TASK STATEMENT: Leaving the pictures out, print the lines from the first line of the listing through the line containing "['controls', 'BPPV', 'dMD', 'pMD', 'VM', 'VN', 'PICA", exactly as they read, and no others.

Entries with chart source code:
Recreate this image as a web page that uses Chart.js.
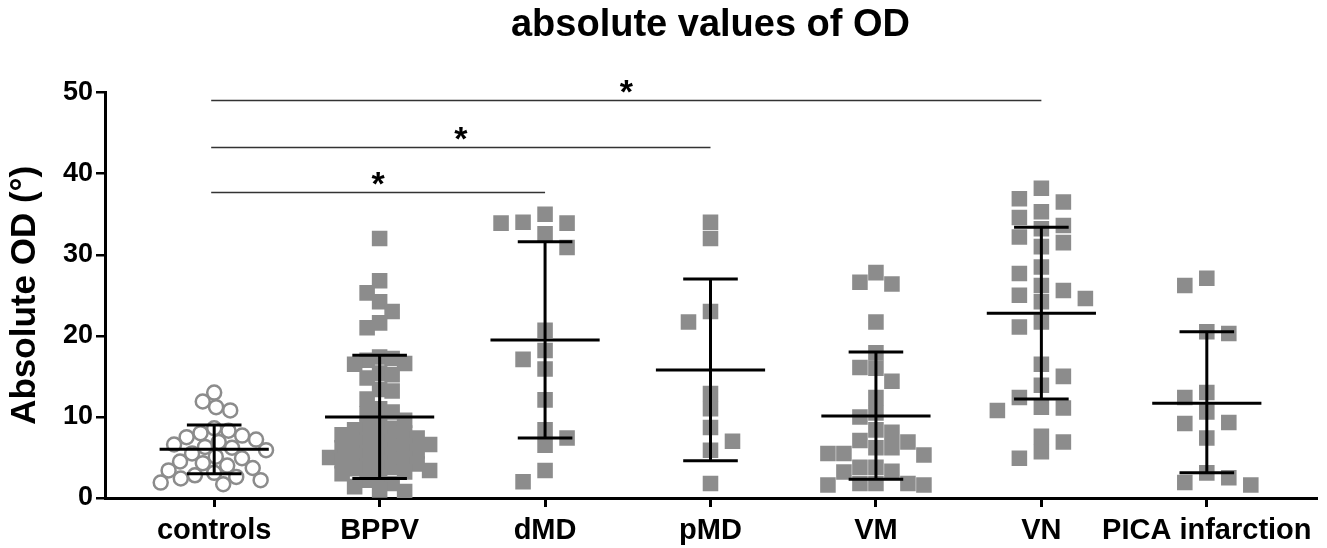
<!DOCTYPE html>
<html>
<head>
<meta charset="utf-8">
<script src="https://cdn.jsdelivr.net/npm/chart.js@4.4.0/dist/chart.umd.min.js"></script>
<style>
  body { margin: 0; background: #fff; }
</style>
</head>
<body>
<canvas id="myChart" width="1327" height="548"></canvas>
<script>
const groups = ['controls', 'BPPV', 'dMD', 'pMD', 'VM', 'VN', 'PICA infarction'];

// values (degrees)
const controls = [13.0, 11.9, 11.2, 10.8, 8.6, 8.3, 8.0, 7.7, 7.5, 7.2, 6.9, 6.6, 6.3, 6.2, 5.9, 5.5, 5.1, 4.9, 4.5, 4.3, 4.0, 3.7, 3.4, 3.1, 2.8, 2.6, 2.4, 2.2, 1.9, 1.7];
const bppv = [32.0, 26.8, 25.3, 24.2, 23.0, 21.6, 21.0, 17.4, 17.2, 17.0, 16.6, 16.5, 15.4, 15.2, 14.8, 13.4, 13.2, 12.2, 11.0, 10.6, 10.4, 9.6, 9.2, 8.8, 8.6, 8.4, 8.0, 7.8, 7.6, 7.4, 7.2, 7.0, 6.8, 6.6, 6.4, 6.2, 6.0, 5.8, 5.6, 5.4, 5.2, 5.0, 4.8, 4.6, 4.4, 4.2, 4.0, 3.8, 3.6, 3.4, 3.2, 3.0, 2.6, 2.2, 1.8, 1.4, 1.0, 0.8];
const dmd = [35.0, 34.0, 33.9, 33.9, 32.6, 30.9, 20.7, 18.2, 17.1, 15.9, 12.1, 8.4, 7.4, 6.5, 3.4, 2.0];
const pmd = [34.0, 32.0, 23.0, 21.7, 12.9, 11.0, 8.7, 7.0, 5.9, 1.8];
const vm = [27.8, 26.6, 26.4, 21.7, 17.9, 16.1, 16.0, 14.4, 12.4, 10.5, 10.0, 8.4, 8.1, 7.1, 6.9, 6.2, 6.2, 5.5, 5.5, 5.3, 3.8, 3.8, 3.3, 3.2, 1.8, 1.8, 1.8, 1.6, 1.6];
const vn = [38.2, 36.9, 36.5, 35.3, 34.6, 33.6, 33.2, 32.2, 31.5, 31.0, 28.5, 27.7, 26.2, 25.6, 25.0, 24.6, 24.2, 21.7, 21.1, 16.5, 15.0, 13.9, 12.4, 11.2, 11.1, 10.8, 7.6, 6.9, 5.7, 4.9];
const pica = [27.1, 26.2, 20.5, 20.3, 13.0, 12.4, 10.6, 9.3, 9.2, 7.4, 3.1, 2.5, 1.9, 1.6];

// mean and +/- SD bars
const means = [6.0, 10.0, 19.5, 15.8, 10.1, 22.8, 11.7];
const sdLow = [3.0, 2.4, 7.4, 4.6, 2.3, 12.2, 3.1];
const sdHigh = [9.0, 17.6, 31.6, 27.0, 18.0, 33.4, 20.5];

// significance brackets
const sigFrom = [0, 0, 0];
const sigTo = [2, 3, 5];
const sigY = [37.8, 43.3, 49.1];
const sigText = ['*', '*', '*'];

const values = [controls, bppv, dmd, pmd, vm, vn, pica];
const FONT = "'Liberation Sans', Arial, Helvetica, sans-serif";
const grey = '#8c8c8c';
// horizontal step (px) between neighbouring markers in each column
const swarmStep = [14.5, 12.5, 22, 22, 16, 22, 22];

const datasets = values.map((vals, i) => ({
  label: groups[i],
  data: vals.map(v => ({ x: i, y: v })),
  pointStyle: i === 0 ? 'circle' : 'rect',
  pointRadius: i === 0 ? 7 : 11,
  pointHoverRadius: i === 0 ? 7 : 11,
  backgroundColor: i === 0 ? 'rgba(255,255,255,0)' : grey,
  borderColor: grey,
  borderWidth: i === 0 ? 2.5 : 0
}));

const extras = {
  id: 'extras',
  afterDatasetsDraw(chart) {
    const { ctx } = chart;
    const x = chart.scales.x, y = chart.scales.y;
    const unit = x.getPixelForValue(1) - x.getPixelForValue(0);
    ctx.save();
    ctx.strokeStyle = '#000';
    ctx.lineWidth = 3;
    ctx.lineCap = 'butt';
    means.forEach((m, i) => {
      const cx = x.getPixelForValue(i);
      const hw = unit * 0.33, cw = unit * 0.165;
      const ym = y.getPixelForValue(m), yl = y.getPixelForValue(sdLow[i]), yh = y.getPixelForValue(sdHigh[i]);
      ctx.beginPath();
      ctx.moveTo(cx - hw, ym); ctx.lineTo(cx + hw, ym);
      ctx.moveTo(cx, yl); ctx.lineTo(cx, yh);
      ctx.moveTo(cx - cw, yl); ctx.lineTo(cx + cw, yl);
      ctx.moveTo(cx - cw, yh); ctx.lineTo(cx + cw, yh);
      ctx.stroke();
    });
    ctx.strokeStyle = '#333';
    ctx.lineWidth = 1.5;
    ctx.fillStyle = '#000';
    ctx.font = 'bold 34px ' + FONT;
    ctx.textAlign = 'center';
    ctx.textBaseline = 'alphabetic';
    sigFrom.forEach((f, k) => {
      const x0 = x.getPixelForValue(f) - 3, x1 = x.getPixelForValue(sigTo[k]);
      const yy = Math.round(y.getPixelForValue(sigY[k])) + 0.5;
      ctx.beginPath();
      ctx.moveTo(x0, yy); ctx.lineTo(x1, yy);
      ctx.stroke();
      ctx.fillText(sigText[k], (x0 + x1) / 2, yy + 2);
    });
    ctx.restore();
  }
};

const ctx = document.getElementById('myChart');
const chart = new Chart(ctx, {
  type: 'scatter',
  data: { datasets: datasets },
  options: {
    responsive: false,
    animation: false,
    devicePixelRatio: 1,
    layout: { padding: { left: 0, right: 9, top: 0, bottom: 0 } },
    plugins: {
      legend: { display: false },
      tooltip: { enabled: false },
      title: {
        display: true,
        fullSize: false,
        text: 'absolute values of OD',
        color: '#000',
        font: { family: FONT, size: 38, weight: 'bold' },
        padding: { top: 3, bottom: 44 }
      }
    },
    scales: {
      x: {
        type: 'linear',
        min: -0.66,
        max: 6.66,
        afterBuildTicks: s => { s.ticks = groups.map((g, i) => ({ value: i })); },
        afterFit: s => { s.height = 50; },
        ticks: {
          callback: v => groups[v],
          autoSkip: false,
          maxRotation: 0,
          color: '#000',
          padding: 7,
          font: { family: FONT, size: 29, weight: 'bold' }
        },
        grid: { drawOnChartArea: false, color: '#000', lineWidth: 3, tickLength: 9 },
        border: { color: '#000', width: 3 }
      },
      y: {
        min: 0,
        max: 50,
        afterFit: s => { s.width = 105; },
        ticks: {
          stepSize: 10,
          color: '#000',
          padding: 3,
          font: { family: FONT, size: 27, weight: 'bold' }
        },
        grid: { drawOnChartArea: false, color: '#000', lineWidth: 2.5, tickLength: 9 },
        border: { color: '#000', width: 3 },
        title: {
          display: true,
          text: 'Absolute OD (°)',
          color: '#000',
          padding: { top: 4, bottom: 0 },
          font: { family: FONT, size: 35, weight: 'bold' }
        }
      }
    }
  },
  plugins: [extras]
});

// spread the points sideways (column scatter layout)
function swarm(chart) {
  const xs = chart.scales.x, ys = chart.scales.y;
  const unit = xs.getPixelForValue(1) - xs.getPixelForValue(0);
  chart.data.datasets.forEach((ds, i) => {
    const round = i === 0;
    const vals = values[i];
    const gapX = swarmStep[i];
    const gapY = round ? 14.5 : Math.min(15, gapX);
    const placed = [];
    const order = vals.map((v, k) => k).sort((a, b) => vals[b] - vals[a]);
    let flip = 1;
    order.forEach(k => {
      const py = ys.getPixelForValue(vals[k]);
      const near = placed.filter(p => Math.abs(p.py - py) < gapY);
      const cand = [0];
      near.forEach(p => {
        const gap = round ? Math.sqrt(gapX * gapX - (p.py - py) ** 2) : gapX;
        cand.push(p.dx + gap, p.dx - gap);
      });
      const ok = cand.filter(c => near.every(p => round
        ? Math.hypot(c - p.dx, py - p.py) >= gapX - 0.01
        : Math.abs(c - p.dx) >= gapX - 0.01));
      ok.sort((a, b) => (Math.abs(a) + 0.001 * flip * Math.sign(a)) - (Math.abs(b) + 0.001 * flip * Math.sign(b)));
      const dx = ok[0];
      if (dx !== 0) flip = -flip;
      placed.push({ py, dx });
      ds.data[k] = { x: i + dx / unit, y: vals[k] };
    });
  });
  chart.update('none');
}
swarm(chart);
</script>
</body>
</html>
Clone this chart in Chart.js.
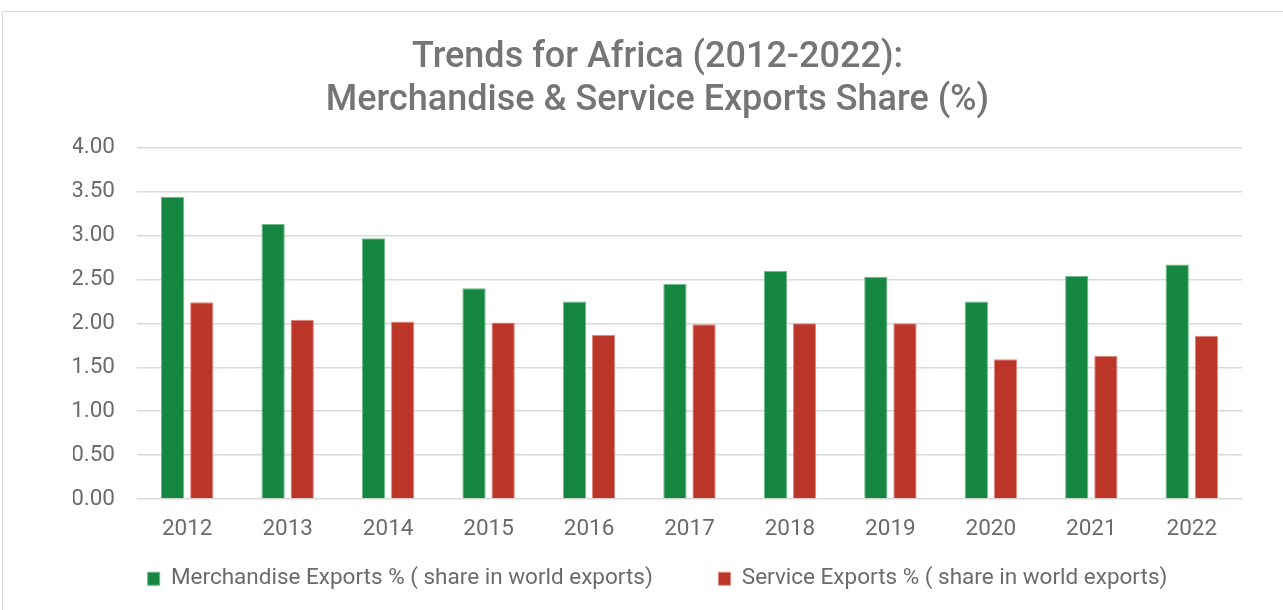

EXPECTED OUTPUT:
Recreate this image as a web page that uses Chart.js.
<!DOCTYPE html>
<html>
<head>
<meta charset="utf-8">
<script src="https://cdn.jsdelivr.net/npm/chart.js@4.4.0/dist/chart.umd.min.js"></script>
<style>
  body { margin: 0; background: #fff; }
</style>
</head>
<body>
<canvas id="myChart" width="1327" height="548"></canvas>
<script>
const groups = ['controls', 'BPPV', 'dMD', 'pMD', 'VM', 'VN', 'PICA infarction'];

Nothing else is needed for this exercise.